Both Yale and the Ford Foundation announced the move in Monday morning emails. Ford Foundation board chair Francisco Cigarroa called Gerken “a thoughtful and innovative leader and a tireless advocate for equity, justice, and values of democracy,” while Yale president Maurie McInnis praised her work “to foster discourse across the political and ideological spectrum.” Neither message mentioned the free speech and anti-Semitism scandals that defined Gerken’s tenure and led Yale to pass her over when it named a new president in the spring of 2024.

Gerken made headlines in 2021 when Yale Law School administrators who reported to her spent weeks threatening a Native American law student for sending a lighthearted email invitation to classmates, asking them to a party at his “trap house” apartment for a Constitution Day celebration. Yale Law School diversity director Yaseen Eldik called the language “triggering” and suggested the student’s decision to serve fried chicken at the party could be “used to undermine arguments that structural and systemic racism has contributed to health disparities in the U.S.,” according to leaked audio obtained by the Washington Free Beacon at the time. Eldik also suggested the student’s membership in the conservative Federalist Society could feel “oppressive to certain communities.” The blowback was so intense that Gerken was reportedly in danger of losing her job.

In another scandal, more than 100 Yale Law School students attempted to shout down a bipartisan 2022 panel on free speech, causing so much chaos that police were called to escort the panelists out of the building. The school’s associate dean was present at the panel, hosted by the Federalist Society, for its entirety but did not confront the protesters for violating Yale’s free speech policies. Gerken did not formally discipline the students and went on to bar press from a similar panel held months later.

In 2018, the man Gerken is slated to replace, longtime Ford Foundation president Darren Walker, published an essay on free speech in which he lamented “plenty of instances when our speech can perpetuate injustice and harm.” On “many college campuses,” he wrote, “students are testing and contesting where free speech ends and hate speech begins.” The foundation did not immediately respond to a request for comment on whether it thinks the term “trap house” is permissible on college campuses or an instance of hate speech.

Gerken also came under fire for her handling of campus anti-Semitism. In 2021, for example, Yale Law school retained a diversity trainer who has argued that the FBI intentionally inflates the number of anti-Semitic hate crimes to conduct a mandatory “antiracism workshop.” Roughly two years later, in the wake of Hamas’s Oct. 7 massacre, Gerken rebuffed Jewish students who urged her to take a more forceful stance against anti-Semitism, instead referring them to counseling services to get through the “deeply challenging times.”
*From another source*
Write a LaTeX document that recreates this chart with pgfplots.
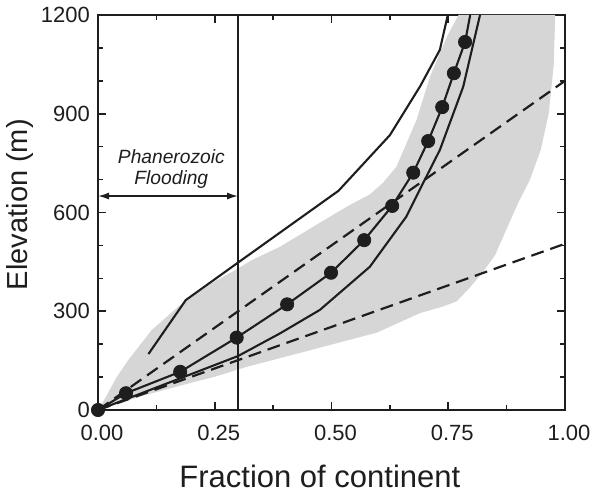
\documentclass[border=0pt]{standalone}
\usepackage{fontspec}
\setmainfont{Liberation Sans}
\usepackage{pgfplots}
\pgfplotsset{compat=1.18}
\usetikzlibrary{arrows.meta}
\definecolor{shade}{RGB}{214,214,214}
\definecolor{ink}{RGB}{30,30,30}
\begin{document}
\begin{tikzpicture}
\begin{axis}[
  at={(0,0)}, anchor=south west,
  scale only axis, width=233.5pt, height=197.5pt,
  xmin=0, xmax=1, ymin=0, ymax=1200,
  clip=false,
  xtick={0,0.25,0.5,0.75,1}, xticklabels={0.00,0.25,0.50,0.75,1.00},
  ytick={0,300,600,900,1200}, yticklabels={0,300,600,900,1200},
  minor xtick={0.125,0.375,0.625,0.875},
  minor ytick={100,200,400,500,700,800,1000,1100},
  tick align=inside, major tick length=4pt, minor tick length=2.5pt,
  tick style={ink, line width=0.8pt},
  axis line style={ink, line width=1pt},
  /pgf/number format/assume math mode=true,
  ticklabel style={font=\fontsize{11}{13}\selectfont, text=ink},
  xticklabel style={anchor=base, yshift=-15pt, xshift=2pt},
  yticklabel style={xshift=-0.5pt},
  xlabel={Fraction of continent},
  xlabel style={at={(axis description cs:0.475,0)}, anchor=base, yshift=-38.5pt, font=\fontsize{15.5}{18}\selectfont, text=ink},
  ylabel={Elevation (m)},
  ylabel style={at={(axis description cs:-0.152,0.52)}, anchor=base, font=\fontsize{14.5}{17}\selectfont, text=ink},
]
% shaded envelope
\addplot[fill=shade, draw=none] coordinates {
 (0,0) (0.015,35) (0.04,100) (0.065,152) (0.115,243) (0.172,314) (0.243,385) (0.30,430)
 (0.33,456) (0.39,496) (0.461,557) (0.533,618) (0.582,655) (0.610,690)
 (0.639,739) (0.682,881) (0.711,1013) (0.747,1134) (0.772,1200)
 (0.979,1200) (0.976,1050) (0.965,900) (0.948,790) (0.925,700) (0.90,630)
 (0.875,550) (0.85,470) (0.822,415) (0.795,370) (0.768,330) (0.74,315)
 (0.689,294) (0.597,235) (0.45,180) (0.318,131) (0.25,101) (0.208,86)
 (0.10,45) (0.03,14) (0,0)
};
% dashed reference lines
\addplot[ink, line width=1.1pt, dash pattern=on 6.5pt off 3.5pt] coordinates {(0,0) (1,1000)};
\addplot[ink, line width=1.1pt, dash pattern=on 6.5pt off 3.5pt] coordinates {(0,0) (1,505)};
% upper-left solid curve
\addplot[ink, line width=1.05pt] coordinates {
 (0.108,170) (0.188,334) (0.30,448) (0.515,666) (0.625,835) (0.69,984) (0.732,1094) (0.749,1200)
};
% lower-right solid curve
\addplot[ink, line width=1.05pt] coordinates {
 (0,0) (0.30,164) (0.39,233) (0.475,304) (0.582,435) (0.66,587) (0.696,689) (0.732,790) (0.782,982) (0.818,1200)
};
% curve through dots
\addplot[ink, line width=1.05pt] coordinates {
 (0,0) (0.06,51) (0.176,116) (0.297,220) (0.405,321) (0.499,417) (0.570,516)
 (0.630,620) (0.675,721) (0.707,817) (0.737,920) (0.762,1023) (0.786,1118) (0.797,1200)
};
\addplot[only marks, mark=*, mark size=3.3pt, mark options={fill=ink, draw=ink}] coordinates {
 (0,0) (0.06,51) (0.176,116) (0.297,220) (0.405,321) (0.499,417) (0.570,516)
 (0.630,620) (0.675,721) (0.707,817) (0.737,920) (0.762,1023) (0.786,1118)
};
% Phanerozoic flooding marker
\addplot[ink, line width=0.8pt] coordinates {(0.30,0) (0.30,1200)};
\addplot[ink, line width=0.8pt, {Latex[length=5.5pt,width=3.5pt]}-{Latex[length=5.5pt,width=3.5pt]}] coordinates {(0,650) (0.30,650)};
\node[anchor=base, font=\fontsize{9.6}{11}\selectfont\itshape, text=ink] at (axis cs:0.157,750) {Phanerozoic};
\node[anchor=base, font=\fontsize{9.6}{11}\selectfont\itshape, text=ink] at (axis cs:0.157,684) {Flooding};
\end{axis}
\pgfresetboundingbox
\path[use as bounding box] (-49pt,-41pt) rectangle (247pt,205pt);
\end{tikzpicture}
\end{document}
Gerken led the law school, meanwhile, as it brought on Iranian national Helyeh Doutaghi to serve as deputy director of its Law and Political Economy Project. The school fired Doutaghi in March after reporting revealed that she is a member of Samidoun, the “sham charity” that the U.S. government sanctioned in October for serving as a “front organization” for the Popular Front for the Liberation of Palestine terrorist group.

In this regard, Gerken appears to be a good fit for the Ford Foundation, which has faced anti-Semitism scandals of its own.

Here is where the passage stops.